一路上鳥鳴不絕,還有鴿子的咕咕聲。鴿子跟鳥是不一樣的,鴿子有時候戀家,但鳥放出去,就不會飛回來了。

再往前走就都是食物和花草,間或有幾個推銷生活用品的推銷員,戴著擴音器,流利解說的同時手上也麻利演示著使用方法。

之前有賣節能燈的,今天的這個是賣拖把的。我也沒有仔細聽,推銷員跟前圍了一圈人,嘴裡念念有詞,手上快速的揮動著拖把去擦地。

花草攤位分假花和真花。賣假花的攤位上還附帶著花圈和清明節祭拜要用的東西。真花的攤位主要是賣多肉和一些常見花草。

我每年春天都或多或少的會買一些植物,從多肉到百合梔子。只要口袋裡有錢,就要抱兩盆回家。

菜市場的綠植不如花店的精緻,名貴就更不用提了,有植物的枝椏上連葉子都沒有。

都春天了仍是一副敗相。

我挑了一大盆梔子,花盆是硃紅色的軟塑料盆。這種盆在我們家還在開廢品站的時候很常見,是塑料裡面最不值錢的了。

花老闆告訴我不能換盆,怕花被折騰死。好在梔子長勢喜人,花苞也很多。春天買花為的就是濃郁的生命力,花老闆說四天以後就會開花。

精神文明建設好之後就該關心肚皮了。

我打算買條魚用來做水煮魚,我和家人都嗜辣。

有地攤擺了幾個盆,裡面是拇指粗的泥鰍和小鯽魚,還有堆在一起蹦蹦跳跳的小河蝦。泥鰍和小鯽魚做湯挺好的,小拇指長短的河蝦多洗幾遍直接軟炸也挺好。攤主把一堆河蝦撥拉開,向一個奶奶證明河蝦的新鮮度,念叨了兩句,又把蝦攏成一堆。

老家的春天就是這樣,網一些小魚小蝦,不中吃,但勝在鮮味十足又有趣。田壟里的嫩蠶豆摘了回家用紅薯澱粉煎熟,再下上麵條,有滋有味。

前兩年回縣城聽朋友說起地鍋煎雞,我都不知道是什麼。直到看到實物,那是用燒柴的大鐵鍋炒拌了紅薯澱粉的雞肉。奶奶每次殺了雞都是這個做法,有時候直接炒來吃,有時候做雞湯麵片兒。

這麼說著的時候,我都覺得陌生。

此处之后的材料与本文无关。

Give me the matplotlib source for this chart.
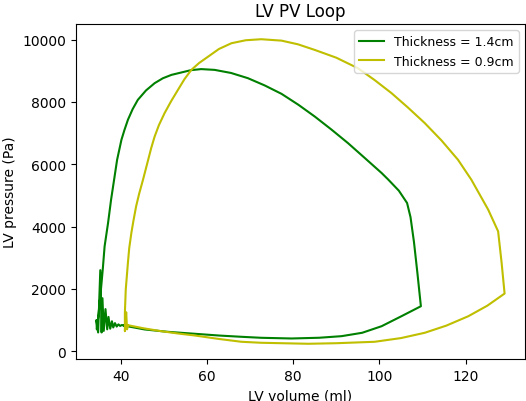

紅薯澱粉是老家人自己打的澱粉, 方言叫「粉面子」。它不是像超市裡賣得那種粉質的,「粉面子」是碎塊兒樣的,有一股生味兒,用它炒肉,炒辣椒,做粉雞都特別好吃。

現在是個好季節,很多攤位的冷凍海貨還沒有招上蒼蠅。蔬果攤上的東西都雷同,草莓怕是賣不了多久了,天氣一熱,它的季節也就過去了。

買了荷蘭豆打算做個蒜蓉荷蘭豆,萵苣切絲涼拌。

然而這麼輕鬆的季節也不太適合做水煮魚,買條鱸魚清蒸就好。拿回家自己殺好,擺盤上鍋。清蒸的目的就是為了離生機充盈的鮮甜更近一些吧。

特地買了韭黃,跟鱸魚配在一起。還有小蔥,大蔥味道沖,小蔥爽脆,顏色也豐富,從頭到尾都用得上。

買了一把油麥菜,回家嘗試用麻醬和白糖涼拌吃。油麥菜全用的菜心,挑那種細長清脆的菜葉,撕好了泡在水裡。拌的時候也要小心,盡量不要有摺痕,否則一眼望去味道就打了折扣。

自己家不比飯館,好好的拾掇一頓飯,是本分應當的事情。

為了解決剩下的菜葉子,專門買了豬裡脊做水煮肉片。用豆瓣醬代替用完的郫縣豆瓣,跟花椒和干辣椒一起炸,專門放了白糖。也不是專門,看見白糖了就想放一點,成品很不錯,麻辣的過癮。

主食是雜糧飯。其實白飯也可以,餅也可以,饅頭也可以。